In this work, grand canonical Monte Carlo (GCMC) and molecular dynamics (MD) simulation methods were used to study the adsorption properties of CH₄ and CO₂ as single components and binary mixtures in modeled quartz nanopores (d ∼ 2 nm), of which the surface was hydroxylated to different degrees. The variation of the adsorption and molecular diffusion characteristics of CH₄ and CO₂ as a function of temperature and pressure were determined, and the competitive adsorption of CH₄ and CO₂ was investigated. As single components, both the adsorption of CH₄ and CO₂ in the nanopore is described well by the Langmuir model, and the diffusion capacities of the gas molecules in a non-supercritical state are much larger than that in a supercritical state. It was found that there is a tight adsorption layer of CH₄ with a thickness of 3–5 Å in the nanopore, while CO₂ molecules adsorb tightly as a whole phase, especially in the supercritical fluid state.

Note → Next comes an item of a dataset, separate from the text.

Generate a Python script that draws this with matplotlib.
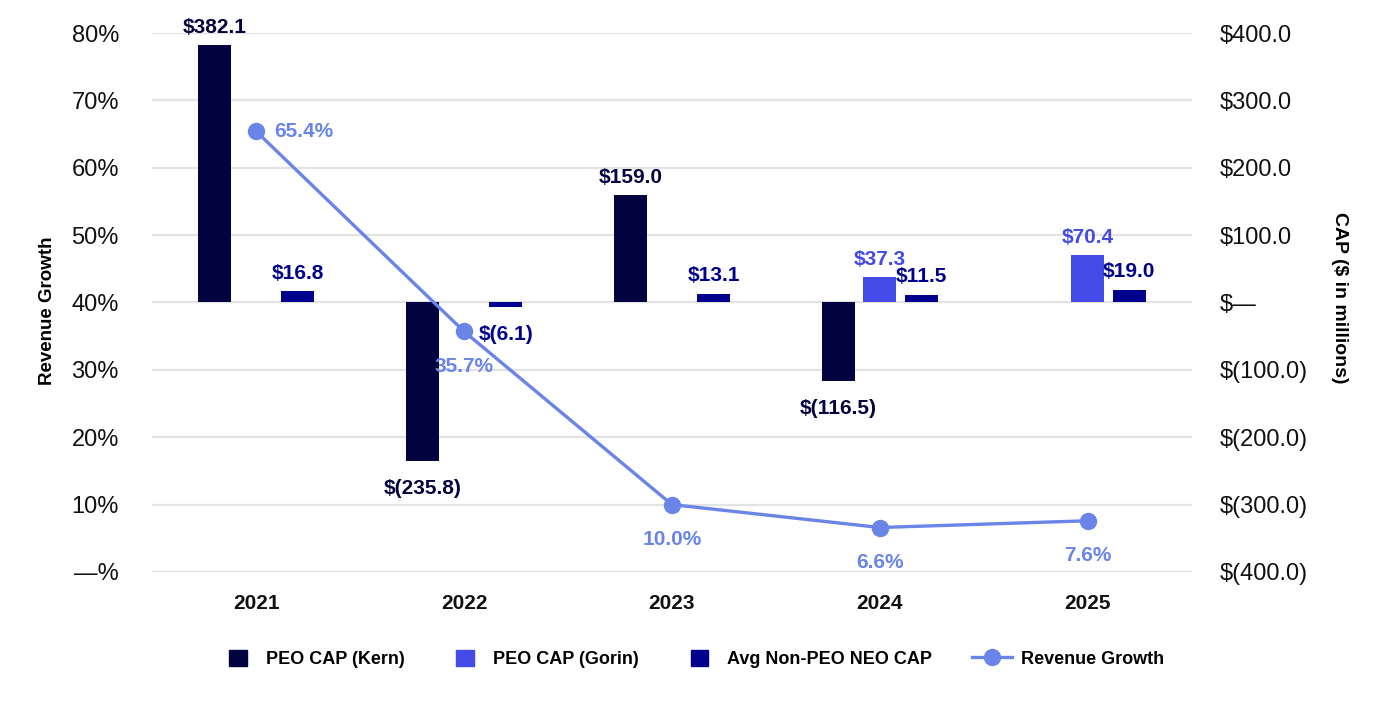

In the binary mixed system, CO₂ preferentially adsorbs to the nanopore surface compared to CH₄ due to the strong interactions between the CO₂ molecule and the hydrophilic groups on the pore surface. An obvious competitive adsorption of CO₂ and CH₄ occurs at certain temperature ranges (313–353 K) with increasing pressure. And the degree of surface hydroxylation has significant contributions to the adsorption selectivity of CO₂ over CH₄. This work provides microscopic information about adsorption properties of CH₄ and CO₂ in nanopores at the molecular level for the purpose of guidance towards the application of shale gas extraction by flowing CO₂.